FORECASTING THE INFLATION RATE IN INDONESIA USING ARIMA-GARCH MODEL
Abstract
Inflation is a key economic indicator that affects purchasing power, economic growth, and financial stability. Accurate forecasting is essential for policymakers to implement effective monetary and fiscal policies. However, traditional models like ARIMA (Autoregressive Integrated Moving Average) mainly capture general trends and often fail to address inflation volatility. This study enhances inflation forecasting accuracy by applying the ARIMA-GARCH hybrid model, which combines trend estimation with volatility modelling. Focusing on Indonesia’s inflation patterns using recent data, it addresses a gap in existing research. This type of research uses quantitative methods, and the data were obtained from the official website of Bank Indonesia. The dataset consists of 240 monthly Indonesian inflation data points spanning from September 2004 to August 2024. The ARIMA (0,1,1)-GARCH (2,0) model is used to analyze inflation trends and volatility dynamics. The model evaluation shows strong predictive performance, with a Mean Absolute Percentage Error (MAPE) of 2.73% and Root Mean Squared Error (RMSE) of 0.74 for training data. Testing data results in a MAPE of 18.95% and RMSE of 0.702, which remains within an acceptable range.
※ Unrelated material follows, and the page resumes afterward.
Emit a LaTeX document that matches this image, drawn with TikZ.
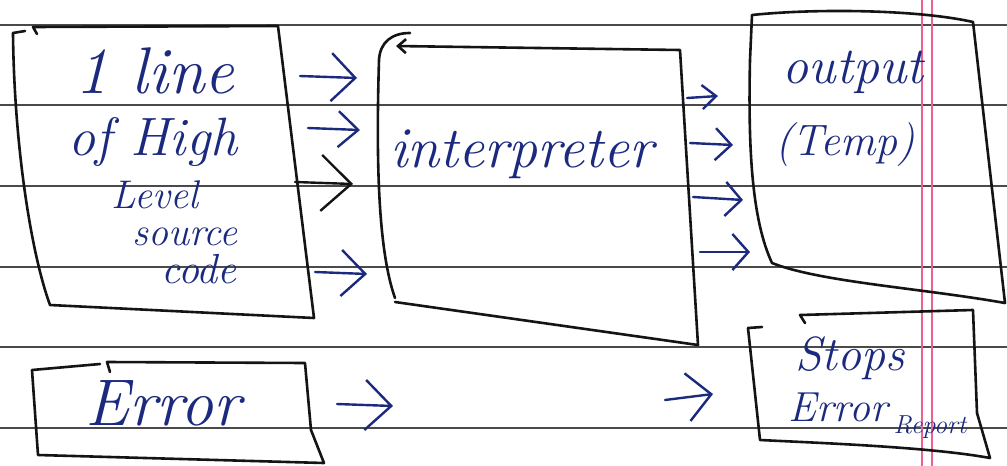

These findings highlight the importance of incorporating volatility modelling in inflation forecasting to enhance economic decision-making. A reliable forecast mitigates economic uncertainty, thereby providing a stronger foundation for achieving long-term economic growth. This study contributes by demonstrating the practical application of ARIMA-GARCH in Indonesia’s inflation modelling, providing valuable insights for policymakers in managing inflation-related risks.